Written task | Transcribe the data that follows precisely, omitting nothing.

Provided data |
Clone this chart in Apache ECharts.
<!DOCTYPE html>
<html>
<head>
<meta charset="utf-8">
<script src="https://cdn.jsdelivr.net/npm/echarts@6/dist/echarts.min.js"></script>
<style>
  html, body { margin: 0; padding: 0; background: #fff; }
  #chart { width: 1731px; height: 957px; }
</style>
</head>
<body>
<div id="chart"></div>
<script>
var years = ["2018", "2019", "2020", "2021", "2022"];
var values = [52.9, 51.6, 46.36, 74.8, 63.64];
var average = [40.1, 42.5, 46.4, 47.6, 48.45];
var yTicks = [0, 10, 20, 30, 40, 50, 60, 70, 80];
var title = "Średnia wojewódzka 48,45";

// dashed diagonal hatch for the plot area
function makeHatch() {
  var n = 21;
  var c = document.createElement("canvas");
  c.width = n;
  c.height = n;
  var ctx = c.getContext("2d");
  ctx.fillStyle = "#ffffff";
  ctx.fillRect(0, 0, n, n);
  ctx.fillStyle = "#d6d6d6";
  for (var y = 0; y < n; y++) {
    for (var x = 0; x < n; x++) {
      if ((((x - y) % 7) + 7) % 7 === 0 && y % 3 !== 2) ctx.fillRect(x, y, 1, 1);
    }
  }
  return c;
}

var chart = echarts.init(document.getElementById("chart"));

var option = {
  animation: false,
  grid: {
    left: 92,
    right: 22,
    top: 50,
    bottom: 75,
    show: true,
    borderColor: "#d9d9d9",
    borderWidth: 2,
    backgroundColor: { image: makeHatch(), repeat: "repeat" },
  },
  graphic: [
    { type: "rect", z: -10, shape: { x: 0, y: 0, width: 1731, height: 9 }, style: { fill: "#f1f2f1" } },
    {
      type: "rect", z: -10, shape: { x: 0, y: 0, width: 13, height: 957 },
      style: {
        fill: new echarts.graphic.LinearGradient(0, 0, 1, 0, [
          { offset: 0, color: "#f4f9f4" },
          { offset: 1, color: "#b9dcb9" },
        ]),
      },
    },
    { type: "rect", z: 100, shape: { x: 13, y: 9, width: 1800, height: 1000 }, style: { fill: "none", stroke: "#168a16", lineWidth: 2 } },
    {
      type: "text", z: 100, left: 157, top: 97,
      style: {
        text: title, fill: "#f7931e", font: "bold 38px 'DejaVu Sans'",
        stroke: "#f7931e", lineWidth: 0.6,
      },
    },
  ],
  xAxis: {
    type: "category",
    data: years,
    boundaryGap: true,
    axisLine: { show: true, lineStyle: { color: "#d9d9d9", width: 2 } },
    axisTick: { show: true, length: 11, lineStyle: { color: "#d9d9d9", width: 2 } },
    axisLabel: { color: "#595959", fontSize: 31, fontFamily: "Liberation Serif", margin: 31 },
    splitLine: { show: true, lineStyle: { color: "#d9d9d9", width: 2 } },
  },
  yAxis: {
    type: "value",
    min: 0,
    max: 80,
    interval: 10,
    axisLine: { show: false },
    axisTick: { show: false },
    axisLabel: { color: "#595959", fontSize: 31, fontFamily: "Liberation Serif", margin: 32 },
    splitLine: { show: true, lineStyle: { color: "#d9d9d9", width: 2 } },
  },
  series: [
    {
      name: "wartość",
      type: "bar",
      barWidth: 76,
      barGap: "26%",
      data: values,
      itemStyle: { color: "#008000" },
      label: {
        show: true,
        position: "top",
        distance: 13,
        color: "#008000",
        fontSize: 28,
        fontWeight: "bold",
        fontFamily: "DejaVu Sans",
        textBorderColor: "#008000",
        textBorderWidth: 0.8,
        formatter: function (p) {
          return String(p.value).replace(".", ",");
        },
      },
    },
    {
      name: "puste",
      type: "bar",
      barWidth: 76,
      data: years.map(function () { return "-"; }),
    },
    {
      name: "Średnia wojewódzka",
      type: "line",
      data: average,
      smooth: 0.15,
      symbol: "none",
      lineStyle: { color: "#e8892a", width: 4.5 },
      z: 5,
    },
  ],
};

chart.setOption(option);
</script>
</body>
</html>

Result for this exercise |
Clone this chart in Apache ECharts.
<!DOCTYPE html>
<html>
<head>
<meta charset="utf-8">
<script src="https://cdn.jsdelivr.net/npm/echarts@6/dist/echarts.min.js"></script>
<style>
  html, body { margin: 0; padding: 0; background: #fff; }
  #chart { width: 1731px; height: 957px; }
</style>
</head>
<body>
<div id="chart"></div>
<script>
var years = ["2018", "2019", "2020", "2021", "2022"];
var values = [52.9, 51.6, 46.36, 74.8, 63.64];
var average = [40.1, 42.5, 46.4, 47.6, 48.45];
var yTicks = [0, 10, 20, 30, 40, 50, 60, 70, 80];
var title = "Średnia wojewódzka 48,45";

// dashed diagonal hatch for the plot area
function makeHatch() {
  var n = 21;
  var c = document.createElement("canvas");
  c.width = n;
  c.height = n;
  var ctx = c.getContext("2d");
  ctx.fillStyle = "#ffffff";
  ctx.fillRect(0, 0, n, n);
  ctx.fillStyle = "#d6d6d6";
  for (var y = 0; y < n; y++) {
    for (var x = 0; x < n; x++) {
      if ((((x - y) % 7) + 7) % 7 === 0 && y % 3 !== 2) ctx.fillRect(x, y, 1, 1);
    }
  }
  return c;
}

var chart = echarts.init(document.getElementById("chart"));

var option = {
  animation: false,
  grid: {
    left: 92,
    right: 22,
    top: 50,
    bottom: 75,
    show: true,
    borderColor: "#d9d9d9",
    borderWidth: 2,
    backgroundColor: { image: makeHatch(), repeat: "repeat" },
  },
  graphic: [
    { type: "rect", z: -10, shape: { x: 0, y: 0, width: 1731, height: 9 }, style: { fill: "#f1f2f1" } },
    {
      type: "rect", z: -10, shape: { x: 0, y: 0, width: 13, height: 957 },
      style: {
        fill: new echarts.graphic.LinearGradient(0, 0, 1, 0, [
          { offset: 0, color: "#f4f9f4" },
          { offset: 1, color: "#b9dcb9" },
        ]),
      },
    },
    { type: "rect", z: 100, shape: { x: 13, y: 9, width: 1800, height: 1000 }, style: { fill: "none", stroke: "#168a16", lineWidth: 2 } },
    {
      type: "text", z: 100, left: 157, top: 97,
      style: {
        text: title, fill: "#f7931e", font: "bold 38px 'DejaVu Sans'",
        stroke: "#f7931e", lineWidth: 0.6,
      },
    },
  ],
  xAxis: {
    type: "category",
    data: years,
    boundaryGap: true,
    axisLine: { show: true, lineStyle: { color: "#d9d9d9", width: 2 } },
    axisTick: { show: true, length: 11, lineStyle: { color: "#d9d9d9", width: 2 } },
    axisLabel: { color: "#595959", fontSize: 31, fontFamily: "Liberation Serif", margin: 31 },
    splitLine: { show: true, lineStyle: { color: "#d9d9d9", width: 2 } },
  },
  yAxis: {
    type: "value",
    min: 0,
    max: 80,
    interval: 10,
    axisLine: { show: false },
    axisTick: { show: false },
    axisLabel: { color: "#595959", fontSize: 31, fontFamily: "Liberation Serif", margin: 32 },
    splitLine: { show: true, lineStyle: { color: "#d9d9d9", width: 2 } },
  },
  series: [
    {
      name: "wartość",
      type: "bar",
      barWidth: 76,
      barGap: "26%",
      data: values,
      itemStyle: { color: "#008000" },
      label: {
        show: true,
        position: "top",
        distance: 13,
        color: "#008000",
        fontSize: 28,
        fontWeight: "bold",
        fontFamily: "DejaVu Sans",
        textBorderColor: "#008000",
        textBorderWidth: 0.8,
        formatter: function (p) {
          return String(p.value).replace(".", ",");
        },
      },
    },
    {
      name: "puste",
      type: "bar",
      barWidth: 76,
      data: years.map(function () { return "-"; }),
    },
    {
      name: "Średnia wojewódzka",
      type: "line",
      data: average,
      smooth: 0.15,
      symbol: "none",
      lineStyle: { color: "#e8892a", width: 4.5 },
      z: 5,
    },
  ],
};

chart.setOption(option);
</script>
</body>
</html>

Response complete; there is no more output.